The Sounders had the best second half of the season in MLS history, 13-2-2 out of 17 games, that's really damn impressive. Much like the first half a lot of factors played into this (sadly) Clint Dempsey's retirement, players getting healthy, the addition of Raul Ruidiaz and Brian Schmetzer finding the right chemistry to put it all together (as long as key personnel stay healthy, that is). The playoffs will be a minor note in history, but that second half of the season will be mentioned for decades as a note on second half of the season performance; it's hard to imagine another team topping it.

I'm Still Mad

Frei got snubbed. Marshall got (kinda) snubbed. The no-calls and calls in that final playoff game drove me nuts. Combined all together the end of the season left e a bad taste in my mouth. It's not just that all of these things happen sometimes, it's that they all happened at once like some sort of bizarre conspiracy (don't worry, I'm not about to get out the tin foil hats). Hopefully it motivates the team going into the start of next season. Speaking of...

The Offseason

What's the Plan for Jordan Morris?

It may seem weird that I think this is the biggest question heading into the offseason but it really, truly is. With Morris presumably coming back healthy it throws a good sort of wrench into the system the Sounders currently run. I'll start with this (controversial) opinion: Jordan Morris is not a winger, at least not yet. Morris is fast and strong, yes, and those are good things for a winger, but I don't think his defensive skills or passing skills are up to snuff for this sort of role; a conversion is possible, but I don't think it's worth exploring. Jordan Morris' strength is in getting the ball and just blazing past center backs, and with Raul Ruidiaz as a pure "#9" type player, the field is fertile for the Sounders to take advantage of that with two up top. The question however is this: do the Sounders think Morris is healthy enough that they can reliably play in this style? Morris is coming off an ACL tear and played the previous season with a niggling hamstring injury that limited him. If the Sounders do think he's healthy enough, then they'll want someone with a similar skillset to back Morris up just in case he does get injured or for when he's on national team duty; if not...then he should be more a "super" sub as part of an alternate end-game formation when we need a goal.

Big Money Decision

The Sounders have a designated player spot, Alonso presumably won't be resigned for big money, Dempsey has retired. Designated Players should, in theory, be players you build around; so what could and should the Sounders build around? The center is strong with Raul Ruidiaz and Nicolas Lodeiro on offense (I know Lodeiro ostensibly lines up as a winger but...he drifts around a lot and I think it's fair to say he's a #10 even if he's officially on the wing). A lot of that depends on if the Sounders switch formation to accommodate Morris; two up top might mean the Sounders go to a 4-4-2 or even a 3-5-2. Perhaps a bigger question is when to spend that big money, previously Lagerwey has waited for the summer window, but with five months to focus on it he might just break that rule, personally I hope so. Designated players should built off of and upon in my opinion and while it's fine to bring in a DP mid-season sometimes, doing so every summer means a big short-term impact, but a more disjointed team that may be more reliant upon that new player staying healthy and in-form. I'd like to see the Sounders establish their "big money" guys now, not later both so they can adjust to the league and so the team can build contingencies if something happens.
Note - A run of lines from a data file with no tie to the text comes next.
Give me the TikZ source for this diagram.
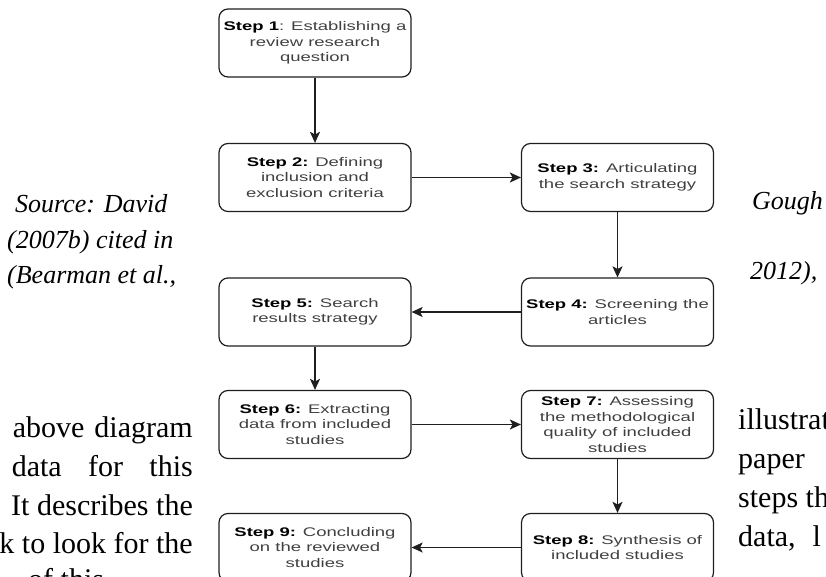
\documentclass[tikz,border=0pt]{standalone}
\usepackage{fontspec}
\setmainfont{Liberation Serif}
\newfontfamily\boxfont[FakeStretch=1.48]{Liberation Sans}
\usetikzlibrary{arrows.meta}
\tikzset{
  stepbox/.style={draw=black!88, line width=1.2pt, rounded corners=9pt,
    minimum width=192pt, minimum height=68pt, inner sep=0pt, align=center,
    text=black!75, font=\boxfont\fontsize{12.5}{15.5}\selectfont},
  flow/.style={draw=black!88, line width=1.2pt, -{Stealth[length=11pt,width=10pt,inset=2.5pt]}},
  bodytext/.style={anchor=base west, inner sep=0pt, font=\fontsize{30}{36}\selectfont},
  captext/.style={anchor=base west, inner sep=0pt, font=\itshape\fontsize{26}{30}\selectfont},
}
\newcommand{\stp}[1]{{\bfseries\color{black}#1}}
\begin{document}
\begin{tikzpicture}[x=1pt,y=-1pt]
\useasboundingbox (0,0) rectangle (826,577);
\clip (0,0) rectangle (826,577);
% flowchart boxes
\node[stepbox] (s1) at (315,43) {\stp{Step 1}: Establishing a\\review research\\question};
\node[stepbox] (s2) at (315,177.5) {\stp{Step 2:} Defining\\inclusion and\\exclusion criteria};
\node[stepbox] (s3) at (617.5,177.5) {\stp{Step 3:} Articulating\\the search strategy};
\node[stepbox] (s4) at (617.5,312) {\stp{Step 4:} Screening the\\articles};
\node[stepbox] (s5) at (315,312) {\stp{Step 5:} Search\\results strategy};
\node[stepbox] (s6) at (315,424.5) {\stp{Step 6:} Extracting\\data from included\\studies};
\node[stepbox] (s7) at (617.5,424.5) {\stp{Step 7:} Assessing\\the methodological\\quality of included\\studies};
\node[stepbox] (s8) at (617.5,547.5) {\stp{Step 8:} Synthesis of\\included studies};
\node[stepbox] (s9) at (315,547.5) {\stp{Step 9:} Concluding\\on the reviewed\\studies};
% connectors
\draw[flow] (s1) -- (s2);
\draw[flow] (s2) -- (s3);
\draw[flow] (s3) -- (s4);
\draw[flow] (s4) -- (s5);
\draw[flow] (s5) -- (s6);
\draw[flow] (s6) -- (s7);
\draw[flow] (s7) -- (s8);
\draw[flow] (s8) -- (s9);
% caption fragments
\node[captext] (c1) at (15,213) {Source: David};
\node[captext] (c2) at (7,248) {(2007b) cited in};
\node[captext] (c3) at (7,283) {(Bearman et al.,};
\node[captext] (c4) at (752,210) {Gough};
\node[captext] (c5) at (750,279) {2012),};
% body text fragments
\node[bodytext, anchor=base east] (l1) at (193,437) {\hbox to 180pt{above\hfill diagram}};
\node[bodytext, anchor=base east] (l2) at (193,476) {\hbox to 181pt{data\hfill for\hfill this}};
\node[bodytext, anchor=base east] (l3) at (193,515) {It describes the};
\node[bodytext, anchor=base east] (l4) at (193,553) {k to look for the};
\node[bodytext] (l5) at (28,589) {of this};
\node[bodytext] (r1) at (738,429) {illustrat};
\node[bodytext] (r2) at (738,468) {paper};
\node[bodytext] (r3) at (738,507) {steps th};
\node[bodytext] (r4) at (738,546) {data,\hspace{17pt}l};
\end{tikzpicture}
\end{document}
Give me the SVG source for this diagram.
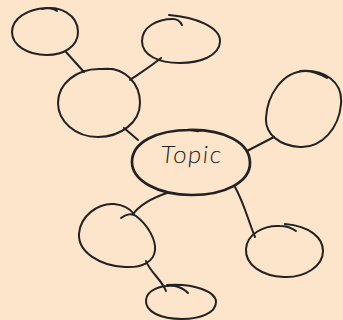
<svg xmlns="http://www.w3.org/2000/svg" width="343" height="320" viewBox="0 0 343 320">
<style>
.n{fill:none;stroke:#222;stroke-width:2;stroke-linecap:round;stroke-linejoin:round}
.t{fill:none;stroke:#222;stroke-width:2.7;stroke-linecap:round}
.c{fill:none;stroke:#222;stroke-width:2;stroke-linecap:round}
.lbl{font-family:Lato,"Open Sans",sans-serif;font-weight:300;font-size:24px;letter-spacing:1.5px;fill:#222}
</style>
<rect width="343" height="320" fill="#fde5cb"/>
<g id="connectors">
<path class="c" d="M66,52 L84,72"/>
<path class="c" d="M161,58 C150,67 140,73 130,80"/>
<path class="c" d="M124,128 L138,140"/>
<path class="c" d="M247,151 L274,137"/>
<path class="c" d="M167,193 C152,198 140,205 133,214"/>
<path class="c" d="M235,187 C244,203 248,220 255,237"/>
<path class="c" d="M146,261 C150,272 162,280 166,291"/>
</g>
<g id="node-tl"><path class="n" d="M42,9 C60,5 78,15 78,32 C78,47 63,55 47,55 C27,55 12,45 12,32 C12,18 28,9 46,8 C50,8 54,9 57,11"/></g>
<g id="node-tr"><path class="n" d="M169,15 C195,17 221,27 220,42 C219,56 200,63 180,63 C158,63 142,55 142,41 C142,27 157,19 173,19 C177,19 180,21 182,25"/></g>
<g id="node-ml"><path class="n" d="M102,69 C125,66 140,84 140,103 C140,122 121,137 98,137 C75,137 58,121 58,103 C58,84 76,69 99,69 C104,69 109,69 113,69"/></g>
<g id="node-topic"><path class="t" d="M188,130 C225,129 250,143 250,163 C250,182 225,195 192,195 C157,195 132,180 132,162 C132,142 157,130 190,130 C194,130 197,131 198,131"/>
<text class="lbl" x="191" y="163" text-anchor="middle" transform="skewX(-6) translate(17,0)">Topic</text></g>
<g id="node-r"><path class="n" d="M300,71 C325,69 343,82 341,104 C339,128 322,148 300,147 C280,146 265,134 266,118 C267,96 282,71 306,71 C312,71 318,73 327,78"/></g>
<g id="node-bl"><path class="n" d="M121,218 C126,214 132,213 136,216 C148,225 156,240 155,250 C154,262 142,268 125,267 C100,266 78,252 79,234 C80,216 98,203 114,204 C124,205 131,210 134,214"/></g>
<g id="node-br"><path class="n" d="M285,224 C310,226 323,238 323,251 C323,266 305,278 284,277 C262,276 245,265 246,249 C247,234 264,225 280,226 C286,226 292,228 296,231"/></g>
<g id="node-b"><path class="n" d="M167,285 C195,283 216,292 216,302 C216,313 200,319 182,319 C161,319 145,312 146,300 C147,290 160,285 175,286 C180,287 184,289 188,293"/></g>
</svg>
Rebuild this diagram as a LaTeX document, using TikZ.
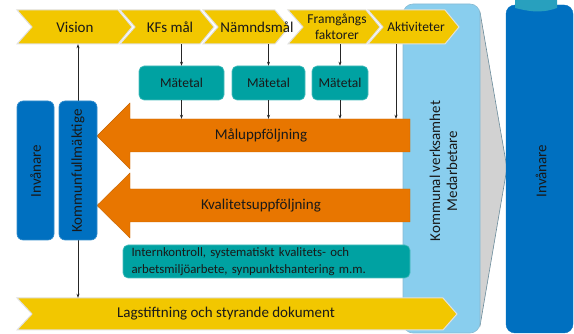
\documentclass[tikz,border=0pt]{standalone}
\usepackage{fontspec}
\setmainfont{Carlito}
\usetikzlibrary{arrows.meta}
\definecolor{yel}{RGB}{242,199,0}
\definecolor{tealc}{RGB}{0,162,162}
\definecolor{org}{RGB}{232,118,0}
\definecolor{dblue}{RGB}{0,112,192}
\definecolor{lblue}{RGB}{137,206,238}
\definecolor{gry}{RGB}{210,210,210}
\definecolor{txt}{RGB}{25,25,25}
\newcommand\chevshape[4]{\filldraw[chev] (#1,#3) -- (#2,#3) -- ({#2+14},{(#3+#4)/2}) -- (#2,#4) -- (#1,#4) -- ({#1+15},{(#3+#4)/2}) -- cycle;}
\begin{document}
\begin{tikzpicture}[x=1pt,y=-1pt,
  chev/.style={fill=yel,draw=white!88!black,line width=1pt},
  big/.style={font=\fontsize{15}{17}\selectfont,text=txt},
  small/.style={font=\fontsize{13.5}{16}\selectfont,text=txt},
  lbl/.style={big,inner sep=0,minimum height=34},
  metabox/.style={small,fill=tealc,draw=tealc!70!white,line width=0.6pt,rounded corners=5pt,minimum height=34,inner sep=0},
  bluebox/.style={fill=dblue,draw=dblue!80!white,line width=0.6pt,rounded corners=6pt},
  orgarrow/.style={fill=org,draw=org!85!black,line width=0.4pt},
  arr/.style={-{Stealth[length=4pt,width=3pt]},line width=0.6pt,draw=black!85},
  arrb/.style={{Stealth[length=4pt,width=3pt]}-{Stealth[length=4pt,width=3pt]},line width=0.6pt,draw=black!85}]
\useasboundingbox (0,0) rectangle (574,334);

% grey arrow behind light blue box
\filldraw[fill=gry,draw=black!30!lblue!70!gray,line width=0.6pt] (470,12) -- (480,12) -- (507,168) -- (480,326) -- (470,326) -- cycle;
% light blue box
\filldraw[fill=lblue,draw=lblue!75!gray,line width=0.6pt,rounded corners=10pt] (403,4) rectangle (480,333);
\node[big,rotate=90,align=center] (kv) at (443.5,171) {Kommunal verksamhet\\Medarbetare};

% right Invanare box
\filldraw[fill=dblue,draw=dblue,rounded corners=9pt] (506,5) rectangle (573,333);
\fill[fill={rgb,255:red,40;green,160;blue,190}] (515,0) -- (515,8) .. controls (528,11) and (540,14) .. (557,8) -- (557,0) -- cycle;
\node[big,rotate=90] (inv2) at (541,171) {Invånare};

% top chevrons
\chevshape{17}{118}{10}{44}
\chevshape{120}{200}{10}{44}
\chevshape{203}{275}{10}{44}
\chevshape{288}{366}{10}{44}
\chevshape{368}{445}{10}{44}
\node[lbl] (vision) at (75,27) {Vision};
\node[lbl] (kfs) at (170,27) {KFs mål};
\node[lbl] (nam) at (257,27) {Nämndsmål};
\node[lbl,small,align=center,font=\fontsize{13.5}{16}\selectfont] (fram) at (337,27) {Framgångs\\faktorer};
\node[lbl,small] (akt) at (416,27) {Aktiviteter};

% bottom chevron
\chevshape{17}{443}{298}{330}
\node[lbl,minimum height=32] (lag) at (226,314) {Lagstiftning och styrande dokument};

% Matetal boxes
\node[metabox,minimum width=85] (m1) at (181.5,83) {Mätetal};
\node[metabox,minimum width=73] (m2) at (268.5,83) {Mätetal};
\node[metabox,minimum width=56] (m3) at (340,83) {Mätetal};

% orange arrows
\filldraw[orgarrow] (410,119) -- (130,119) -- (130,103) -- (97,136) -- (130,169) -- (130,152) -- (410,152) -- cycle;
\node[big,minimum height=33,inner sep=0] (mal) at (261,135.5) {Måluppföljning};
\filldraw[orgarrow] (410,189) -- (130,189) -- (130,173) -- (97,205.5) -- (130,238) -- (130,222) -- (410,222) -- cycle;
\node[big,minimum height=33,inner sep=0] (kval) at (261,205.5) {Kvalitetsuppföljning};

% vertical double arrow behind left boxes
\coordinate (kfx) at (78,0);
\draw[arrb] (vision.south -| kfx) -- (lag.north -| kfx);

% left boxes
\filldraw[bluebox] (17,101) rectangle (54,240);
\node[big,rotate=90] (inv1) at (35.5,171) {Invånare};
\filldraw[bluebox] (59,101) rectangle (97,240);
\node[big,rotate=90] (kf) at (78,171) {Kommunfullmäktige};

% Internkontroll box
\node[metabox,minimum width=287,minimum height=33,align=left,text width=270,font=\fontsize{12.8}{17}\selectfont] (ik) at (266.5,261.5) {Internkontroll, systematiskt kvalitets- och\\arbetsmiljöarbete, synpunktshantering m.m.};

% connectors
\draw[arr] (m1.north |- kfs.south) -- (m1.north);
\draw[arr] (m2.north |- nam.south) -- (m2.north);
\draw[arr] (m3.north |- fram.south) -- (m3.north);
\draw[arr] (m1.south) -- (m1.south |- mal.north);
\draw[arr] (m2.south) -- (m2.south |- mal.north);
\draw[arr] (m3.south) -- (m3.south |- mal.north);
\coordinate (aktx) at (396,0);
\draw[arr] (akt.south -| aktx) -- (mal.north -| aktx);
\end{tikzpicture}
\end{document}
A Conundrum at the Center?

After having arguably the strongest central defensive midfielder corps for years, the Sounders may suddenly face a dilemma in the center. Gustav Svensson has said previously that he wants to return home at the conclusion of his contract and it's worth noting that with the payments from his former Chinese club his total salary spend is well into the seven figures; keeping a hold of him after his World Cup run probably means making him a designated player. Meanwhile, Ozzie Alonso's contract is up (with no extensions available so far as I can tell) and previously he did not react well when he was knocked off the designated player pedestal or when he was left exposed in the last expansion draft. The central problem is that as Alonso has gotten older he's increasingly not a guaranteed starter and the Sounders will not want to pay him as if he was one anymore, particularly considering he will only age (and decline) further, he may very well walk if the Sounders go too low for his tastes. If both Svensson and Alonso leave then that leaves Cristian Roldan and Jordy Delem as the only current central defensive midfielders left in the current lineup, a very good (but very young) duo, but one that will need reinforcements and back ups for when they're injured or away on national team duty. Finding quality central defensive midfielders that we don't have to pay too much to back up the young duo could be tough; hiring someone new means keeping Delem on the bench after he's done a lot to earn his minutes and a place as the next man up which could spur him to seek opportunities elsewhere. The current lineup and formation is built around solid, steady central defensive strength; this gives the attackers the strength to go wherever they like on the field and for the left and right backs to get into the attack; if central defense doesn't remain strong both offense and defense could decline.

No Excuses


In the last three years or so the Sounders have struggled, to varying degrees, in the early parts of the season. There's been reasons, or an excuses depending on your perspective, for the slow start each year. Whether it was Sigi Schmid's coaching getting stale, an MLS Cup hangover, CCL championship exhaustion or anything else you'd like to point to those reasons/excuses aren't present in the upcoming season. Sigi Schmid is long gone, the Sounders won't be playing in the CCL and the Sounders offseason was only 11 days shorter than that of the teams that didn't make the playoffs. The Sounders have roughly four months before they play another meaningful minute of soccer in which they can rest, recover, train, build the roster, implement new tactics and strategies and just generally prepare for 2019. If the Sounders struggle out of the gate yet again, then some serious questions need to be asked by fans and ownership of Garth Lagerwey and Brian Schmetzer. The Sounders shouldn't have a rough start to this season unless something bizarre/horrific occurs. There are no reasons, no excuses and no safety nets next year, the Sounders have to perform all season long and not just for the second half.